╭──
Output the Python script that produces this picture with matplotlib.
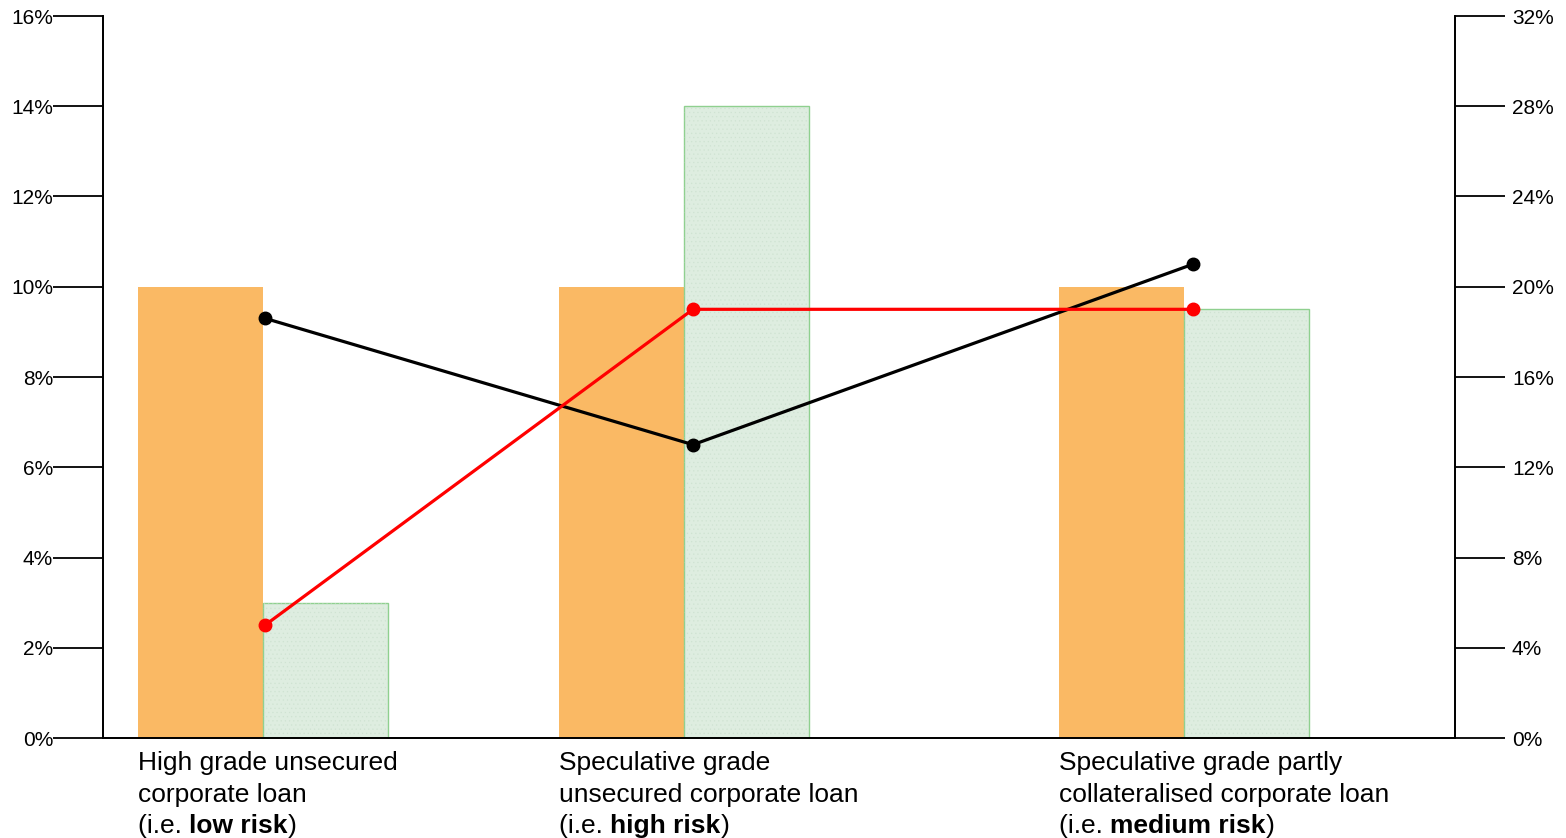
import matplotlib.pyplot as plt
from matplotlib.ticker import PercentFormatter

plt.rcParams['font.family'] = ['Liberation Sans', 'DejaVu Sans']

# loan categories and their positions along the x axis
cat_first = ['High grade unsecured', 'Speculative grade', 'Speculative grade partly']
cat_second = ['corporate loan', 'unsecured corporate loan', 'collateralised corporate loan']
risk = ['low risk', 'high risk', 'medium risk']
positions = [1.28, 4.648, 8.648]
line_pos = [1.296, 4.72, 8.72]

# bars, left axis (%)
orange_vals = [10.0, 10.0, 10.0]
green_vals = [3.0, 14.0, 9.5]

# lines, right axis (%)
black_vals = [18.6, 13.0, 21.0]
red_vals = [5.0, 19.0, 19.0]

bar_w = 1.0
orange = '#fab964'
green_fill = '#deede0'
green_edge = '#8fd08f'

fig = plt.figure(figsize=(15.66, 8.38), dpi=100)
ax = fig.add_axes([103 / 1566, 100 / 838, 1352 / 1566, 722 / 838])
ax2 = ax.twinx()

ax.bar([p - bar_w / 2 for p in positions], orange_vals, width=bar_w,
       color=orange, linewidth=0, zorder=2)
ax.bar([p + bar_w / 2 for p in positions], green_vals, width=bar_w,
       color=green_fill, edgecolor=green_edge, linewidth=1.0, zorder=2)
# light dotted texture on the green bars
plt.rcParams['hatch.linewidth'] = 0.4
ax.bar([p + bar_w / 2 for p in positions], green_vals, width=bar_w,
       fill=False, hatch='....', edgecolor='#cfe3d2', linewidth=0, zorder=2)

ax2.plot(line_pos, black_vals, color='black', lw=2.3, marker='o', ms=9, zorder=4)
ax2.plot(line_pos, red_vals, color='#ff0000', lw=2.3, marker='o', ms=9, zorder=4)

ax.set_xlim(0, 1352 / 125)
ax.set_ylim(0, 16)
ax2.set_ylim(0, 32)
ax.set_yticks(range(0, 17, 2))
ax2.set_yticks(range(0, 33, 4))
ax.yaxis.set_major_formatter(PercentFormatter(decimals=0))
ax2.yaxis.set_major_formatter(PercentFormatter(decimals=0))
ax.set_xticks([])

for a in (ax, ax2):
    a.spines['top'].set_visible(False)
    a.spines['left'].set_linewidth(1.3)
    a.spines['right'].set_linewidth(1.3)
    a.spines['bottom'].set_linewidth(1.3)
    a.tick_params(axis='y', length=36, width=1.3, labelsize=15)
ax.tick_params(axis='y', pad=0)
ax2.tick_params(axis='y', pad=5)
ax.set_zorder(ax2.get_zorder() - 1)
ax2.patch.set_visible(False)
ax.patch.set_visible(True)

# category labels under the axis, with the risk level in bold
fs = 19
for p, t1, t2, r in zip(positions, cat_first, cat_second, risk):
    x0 = p - bar_w
    ax.text(x0, -0.0345, t1, transform=ax.get_xaxis_transform(),
            fontsize=fs, ha='left', va='center')
    ax.text(x0, -0.079, t2, transform=ax.get_xaxis_transform(),
            fontsize=fs, ha='left', va='center')
    t = ax.text(x0, -0.1225, '(i.e. ', transform=ax.get_xaxis_transform(),
                fontsize=fs, ha='left', va='center')
    b = ax.annotate(r, xy=(1, 0), xycoords=t, fontsize=fs,
                    fontweight='bold', ha='left', va='bottom')
    ax.annotate(')', xy=(1, 0), xycoords=b, fontsize=fs,
                ha='left', va='bottom')

fig.savefig('out.png', dpi=100)
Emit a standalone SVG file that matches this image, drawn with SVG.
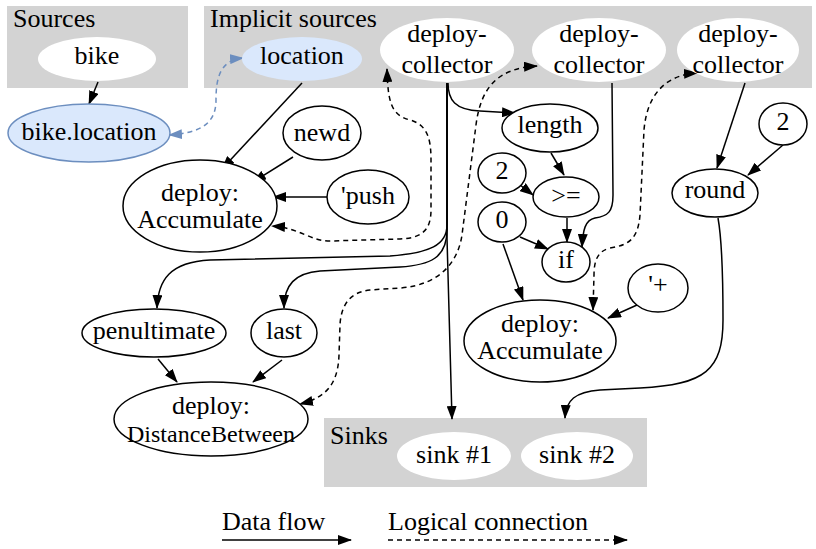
<svg xmlns="http://www.w3.org/2000/svg" width="816" height="549" viewBox="0 0 816 549" font-family="'Liberation Serif', 'Times New Roman', serif" font-size="26">
  <style>
    .mid { text-anchor: middle; }
    .cluster { fill: #d3d3d3; stroke: none; }
    .plain { fill: #ffffff; stroke: none; }
    .op { fill: #ffffff; stroke: #000; stroke-width: 1.5; }
    .blue { fill: #dae8fc; stroke: none; }
    .blueline { fill: #dae8fc; stroke: #6c8ebf; stroke-width: 1.5; }
    .flow { fill: none; stroke: #000; stroke-width: 1.5; marker-end: url(#ah); }
    .logic { fill: none; stroke: #000; stroke-width: 1.5; stroke-dasharray: 5 4; marker-start: url(#ah); marker-end: url(#ah); }
    .logicB { fill: none; stroke: #6c8ebf; stroke-width: 1.5; stroke-dasharray: 5 4; marker-start: url(#ahB); marker-end: url(#ahB); }
  </style>
  <defs>
    <marker id="ah" viewBox="0 0 14 10" refX="13" refY="5" markerWidth="14" markerHeight="10" markerUnits="userSpaceOnUse" orient="auto-start-reverse">
      <path d="M0,0 L14,5 L0,10 z" fill="#000"/>
    </marker>
    <marker id="ahB" viewBox="0 0 14 10" refX="13" refY="5" markerWidth="14" markerHeight="10" markerUnits="userSpaceOnUse" orient="auto-start-reverse">
      <path d="M0,0 L14,5 L0,10 z" fill="#6c8ebf"/>
    </marker>
  </defs>

  <!-- clusters -->
  <g id="cluster-sources">
    <rect class="cluster" x="7" y="6" width="181" height="82"/>
    <text x="13" y="27">Sources</text>
  </g>
  <g id="cluster-implicit">
    <rect class="cluster" x="204" y="6" width="608" height="82"/>
    <text x="210" y="27">Implicit sources</text>
  </g>
  <g id="cluster-sinks">
    <rect class="cluster" x="324" y="418" width="323" height="69"/>
    <text x="330" y="444">Sinks</text>
  </g>

  <!-- connectors -->
  <g id="edges">
    <path class="flow" d="M98,82 L89,104"/>
    <path class="logicB" d="M243,58 C220,60 216,78 216,100 C216,124 200,133 169,135"/>
    <path class="flow" d="M302,83 L222,169"/>
    <path class="flow" d="M293,157 L253,182"/>
    <path class="flow" d="M327,197 L273,197"/>
    <path class="logic" d="M387,69 C388,100 390,115 410,120 C428,125 431,140 431,160 L431,210 C431,232 420,238 400,239 L330,241 C310,241 300,228 272,226"/>
    <path class="logic" d="M537,66 C500,68 481,85 476,125 L462,235 C458,262 440,285 400,288 L370,290 C350,292 341,305 340,325 L339,355 C338,385 325,398 300,404"/>
    <path class="logic" d="M697,73 C665,75 647,95 644,130 L640,215 C638,238 630,245 610,248 C598,251 594,260 594,275 L593,310"/>
    <path class="flow" d="M448,83 C448,100 455,110 480,111 L515,113"/>
    <path class="flow" d="M447,83 L447,225 C447,245 430,253 390,256 L210,260 C170,262 158,280 157,308"/>
    <path class="flow" d="M447,83 L447,230 C447,258 430,265 400,267 L320,271 C295,273 284,285 284,308"/>
    <path class="flow" d="M447,83 L447,238 L452,419"/>
    <path class="flow" d="M612,83 L613,195 C613,212 608,216 595,218 C585,220 583,230 582,247"/>
    <path class="flow" d="M745,83 L717,168"/>
    <path class="flow" d="M783,145 L748,175"/>
    <path class="flow" d="M551,153 L564,175"/>
    <path class="flow" d="M520,185 L533,195"/>
    <path class="flow" d="M567,218 L567,242"/>
    <path class="flow" d="M520,237 L548,249"/>
    <path class="flow" d="M503,244 L523,300"/>
    <path class="flow" d="M637,305 L608,318"/>
    <path class="flow" d="M718,218 C722,240 723,280 723,320 C723,370 705,385 640,388 L600,390 C575,392 566,400 565,418"/>
    <path class="flow" d="M158,359 L177,382"/>
    <path class="flow" d="M282,360 L253,382"/>
  </g>

  <!-- nodes -->
  <g id="bike">
    <ellipse class="plain" cx="97" cy="59" rx="59" ry="22"/>
    <text class="mid" x="97" y="64">bike</text>
  </g>
  <g id="bike-location">
    <ellipse class="blueline" cx="89" cy="133" rx="81" ry="29"/>
    <text class="mid" x="89" y="140">bike.location</text>
  </g>
  <g id="location">
    <ellipse class="blue" cx="302" cy="59" rx="60" ry="22"/>
    <text class="mid" x="302" y="64">location</text>
  </g>
  <g id="collector-1">
    <ellipse class="plain" cx="447" cy="50" rx="67" ry="32"/>
    <text class="mid" x="447" y="42">deploy-</text>
    <text class="mid" x="447" y="73">collector</text>
  </g>
  <g id="collector-2">
    <ellipse class="plain" cx="599" cy="50" rx="67" ry="32"/>
    <text class="mid" x="599" y="42">deploy-</text>
    <text class="mid" x="599" y="73">collector</text>
  </g>
  <g id="collector-3">
    <ellipse class="plain" cx="738" cy="50" rx="61" ry="32"/>
    <text class="mid" x="738" y="42">deploy-</text>
    <text class="mid" x="738" y="73">collector</text>
  </g>
  <g id="newd">
    <ellipse class="op" cx="322" cy="133" rx="39" ry="27"/>
    <text class="mid" x="322" y="141">newd</text>
  </g>
  <g id="push">
    <ellipse class="op" cx="368" cy="197" rx="41" ry="27"/>
    <text class="mid" x="368" y="204">'push</text>
  </g>
  <g id="accumulate-1">
    <ellipse class="op" cx="200" cy="206" rx="77" ry="46"/>
    <text class="mid" x="200" y="201">deploy:</text>
    <text class="mid" x="200" y="228">Accumulate</text>
  </g>
  <g id="length">
    <ellipse class="op" cx="550" cy="128" rx="48" ry="24"/>
    <text class="mid" x="550" y="133">length</text>
  </g>
  <g id="two-a">
    <ellipse class="op" cx="502" cy="173" rx="24" ry="20"/>
    <text class="mid" x="502" y="179">2</text>
  </g>
  <g id="gte">
    <ellipse class="op" cx="566" cy="197" rx="33" ry="20"/>
    <text class="mid" x="566" y="204">&gt;=</text>
  </g>
  <g id="zero">
    <ellipse class="op" cx="502" cy="222" rx="24" ry="20"/>
    <text class="mid" x="502" y="228">0</text>
  </g>
  <g id="if">
    <ellipse class="op" cx="566" cy="262" rx="24" ry="20"/>
    <text class="mid" x="566" y="268">if</text>
  </g>
  <g id="plus">
    <ellipse class="op" cx="658" cy="288" rx="30" ry="24"/>
    <text class="mid" x="658" y="293">'+</text>
  </g>
  <g id="accumulate-2">
    <ellipse class="op" cx="540" cy="341" rx="76" ry="41"/>
    <text class="mid" x="540" y="332">deploy:</text>
    <text class="mid" x="540" y="359">Accumulate</text>
  </g>
  <g id="round">
    <ellipse class="op" cx="715" cy="193" rx="43" ry="24"/>
    <text class="mid" x="715" y="198">round</text>
  </g>
  <g id="two-b">
    <ellipse class="op" cx="783" cy="124" rx="24" ry="21"/>
    <text class="mid" x="783" y="130">2</text>
  </g>
  <g id="penultimate">
    <ellipse class="op" cx="154" cy="333" rx="72" ry="24"/>
    <text class="mid" x="154" y="339">penultimate</text>
  </g>
  <g id="last">
    <ellipse class="op" cx="284" cy="333" rx="33" ry="24"/>
    <text class="mid" x="284" y="339">last</text>
  </g>
  <g id="distance">
    <ellipse class="op" cx="211" cy="419" rx="97" ry="37"/>
    <text class="mid" x="211" y="414">deploy:</text>
    <text class="mid" x="211" y="442" font-size="24">DistanceBetween</text>
  </g>
  <g id="sink-1">
    <ellipse class="plain" cx="454" cy="456" rx="57" ry="24"/>
    <text class="mid" x="454" y="463">sink #1</text>
  </g>
  <g id="sink-2">
    <ellipse class="plain" cx="577" cy="456" rx="56" ry="24"/>
    <text class="mid" x="577" y="463">sink #2</text>
  </g>

  <!-- legend -->
  <g id="legend">
    <text x="222" y="530">Data flow</text>
    <path d="M222,540 L351,540" fill="none" stroke="#000" stroke-width="1.5" marker-end="url(#ah)"/>
    <text x="388" y="530">Logical connection</text>
    <path d="M388,540 L627,540" fill="none" stroke="#000" stroke-width="1.5" stroke-dasharray="5 4" marker-end="url(#ah)"/>
  </g>
</svg>
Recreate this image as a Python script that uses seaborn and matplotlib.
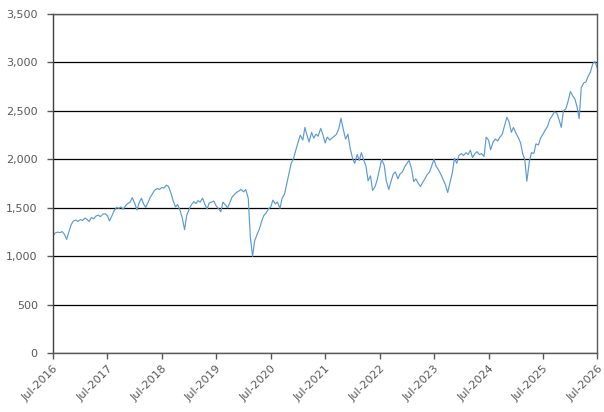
╰──
What to work on - Can the lines from the start of the records through the line with "plt.rcParams['font.family'] = ['Liberation" be given again exactly, with the pictures left out?

Exercise answer -
Output the Python script that produces this picture with matplotlib.
import matplotlib.pyplot as plt
from matplotlib.ticker import PercentFormatter

plt.rcParams['font.family'] = ['Liberation Sans', 'DejaVu Sans']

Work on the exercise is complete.